Culture

Tribal member Ashley Tuomi heads urban Native group in Michigan

04.16.2012 Dean Rhodes People

Tribal member Ashley Tuomi, who turned 28 in February, has been named executive director of American Indian Health and Family Services of Southeast Michigan.

She came to AIHFS from United American Indian Involvement Inc. in Los Angeles where she served as associate director of Health Services.

"I think I really have a passion for Indian health services," she said recently in a phone interview. "All throughout school, everything I did was Indian health services. I was dedicated to learning the services and jumping right in."

As executive director, she oversees clinical services, behavioral health, youth programs and preventive health programs. AIHFS takes on the challenges of being an urban Indian with scant federal funding from Indian Health Service.

More than half of American Natives live in urban settings nationwide, but the agencies serving them receive about 1 percent of federal funding, she said.

The group also receives other federal allocations as well as state grants, private funding and medical insurance.

One of the challenges of serving the urban Native population is that clients represent a wide range of Tribes. "It's not just one culture, but all the Native cultures across the country," she said.

Members of federally recognized Tribes receive more and better services from their Tribes, she said.

Tuomi still sees value in her work. "We provide a home for them where they can get all of the services that they need, including youth programs and cultural activities. We create a second home for urban Indians."

"Urban Indians experience a lot of the same challenges as on the reservation," she said. But urban Indians also face other challenges. "A lot of the challenge for them is being away from their homes, their own cultural teachings and advisers. The actual ceremonies are different. They don't always get access to their Tribes. Some don't have the digital presence where they can be as involved, and they can feel secluded."
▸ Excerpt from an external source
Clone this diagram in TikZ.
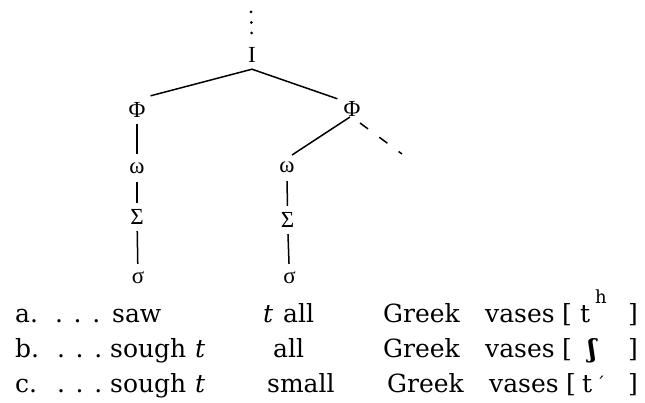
\documentclass[tikz,border=0pt]{standalone}
\usepackage{fontspec}
\setmainfont{DejaVu Serif}
\newfontfamily\treefont{Liberation Serif}
\usetikzlibrary{calc}
\begin{document}
\begin{tikzpicture}[x=1pt,y=-1pt,
  cat/.style={inner sep=0pt, minimum height=28pt, font=\treefont\fontsize{23}{23}\selectfont},
  branch/.style={line width=1.5pt},
  word/.style={inner sep=0pt, anchor=base west, font=\fontsize{25}{30}\selectfont},
  supword/.style={inner sep=0pt, anchor=base west, font=\fontsize{18}{20}\selectfont}]
\useasboundingbox (0,0) rectangle (645,403);

% prosodic tree
\node[cat] (I) at (252,55) {I};
\coordinate (above) at (251,12);
\node[cat] (phiL) at (137,110) {Φ};
\node[cat] (phiR) at (352,109) {Φ};
\node[cat] (omL) at (137,168) {ω};
\node[cat] (SigL) at (137,217) {Σ};
\node[cat] (sigL) at (138,278) {σ};
\node[cat] (omR) at (287,167) {ω};
\node[cat] (SigR) at (287.5,220) {Σ};
\node[cat] (sigR) at (289.5,278) {σ};
\coordinate (more) at (402,154);

\draw[line width=3pt, line cap=round, dash pattern=on 0pt off 10.5pt] (above) -- (I.north);
\draw[branch] (I.south) -- ($(phiL.north east)+(5,0)$);
\draw[branch] (I.south) -- ($(phiR.north west)+(-6,4)$);
\draw[branch] ($(phiR)+(-2,8)$) -- ($(omR)+(5,-12)$);
\draw[branch, dash pattern=on 10pt off 14pt] ($(phiR)+(8,14)$) -- (more);
\draw[branch] (phiL) -- (omL);
\draw[branch] (omL) -- (SigL);
\draw[branch] (SigL) -- (sigL);
\draw[branch] (omR) -- (SigR);
\draw[branch] (SigR) -- (sigR);

% example (a)
\node[word] (aLab) at (15,322) {a.};
\node[word] (aDots) at (55,322) {. . .};
\node[word] (aSaw) at (112,322) {saw};
\node[word] (aT) at (263,322) {\textit{t}};
\node[word] (aAll) at (283,322) {all};
\node[word] (aGreek) at (383,322) {Greek};
\node[word] (aVases) at (485,322) {vases};
\node[word] (aOpen) at (562,322) {[};
\node[word] (aSeg) at (580,322) {t};
\node[supword] (aSup) at (595,304) {h};
\node[word] (aClose) at (628,322) {]};

% example (b)
\node[word] (bLab) at (15,357) {b.};
\node[word] (bDots) at (57,357) {. . .};
\node[word] (bSough) at (110,357) {sough};
\node[word] (bT) at (195,357) {\textit{t}};
\node[word] (bAll) at (273,357) {all};
\node[word] (bGreek) at (383,357) {Greek};
\node[word] (bVases) at (485,357) {vases};
\node[word] (bOpen) at (562,357) {[};
\node[word] (bSeg) at (588,357) {\bfseries ʃ};
\node[word] (bClose) at (628,357) {]};

% example (c)
\node[word] (cLab) at (15,392) {c.};
\node[word] (cDots) at (57,392) {. . .};
\node[word] (cSough) at (110,392) {sough};
\node[word] (cT) at (195,392) {\textit{t}};
\node[word] (cSmall) at (267,392) {small};
\node[word] (cGreek) at (387,392) {Greek};
\node[word] (cVases) at (489,392) {vases};
\node[word] (cOpen) at (566,392) {[};
\node[word] (cSeg) at (582,392) {t};
\node[supword] (cSup) at (596,390) {´};
\node[word] (cClose) at (628,392) {]};
\end{tikzpicture}
\end{document}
AIHFS serves 975 active patients with about 2,000 visits a year.

The biggest challenge she faces today is "getting more experience with behavioral health," she said. She attends conferences showing ways to integrate behavioral health into the clinic.

"One of the other things we're doing is the medical home (within clinic) model, making sure that patients are receiving care and all of the services they need and seeing the same people all the way through.

With a master's degree in hospital administration from Washington State University, Tuomi did an internship with the federal Centers for Disease Control and Prevention on a project called "Reach 2010," addressing health needs in minority populations.

She ensured that federal guidelines regarding screenings for cancer and diabetes and guidelines for care were met.

"I was working with individual Tribes who had grants under the CDC program; I helped in assisting with data and grant requirements. The other big thing is they didn't have any Native staff on that program. So I got to provide information about Indian health services."

She wasn't always interested in the line of health care where she has landed, she said.

"As a kid and through undergraduate school, I was going to be a plastic surgeon. I just kind of hit this point and decided to change and went in for a master's in Health Administration. I got the Indian Health Service scholarship and switched my whole focus."

She applied for the Indian Health Service scholarship for extra funding in 2006, halfway through her master's program.

Part of the change came because there was a payback requirement to the scholarship: one year of service for every year of the scholarship with a two-year minimum.

She finished her two years back in 2009, but her work in IHS-related fields continued.

Today, she is working on her doctorate in Health Sciences and anticipates finishing the work next year.

"I'm on the Leadership and Organizational Behavior track. And that will help me in continuing my health administration and policy role."

She also expressed gratitude for scholarship funding she received from the Tribe "throughout all of my schooling, all three degrees," she said.

"My family is really big to me," she said, and remembers "the crafts I learned at the Eugene satellite office" when she was back home for a year in 2011-12.

When she was younger, she participated in Royalty, and that, she said, was what "gave me the confidence and experience for where I'm at today."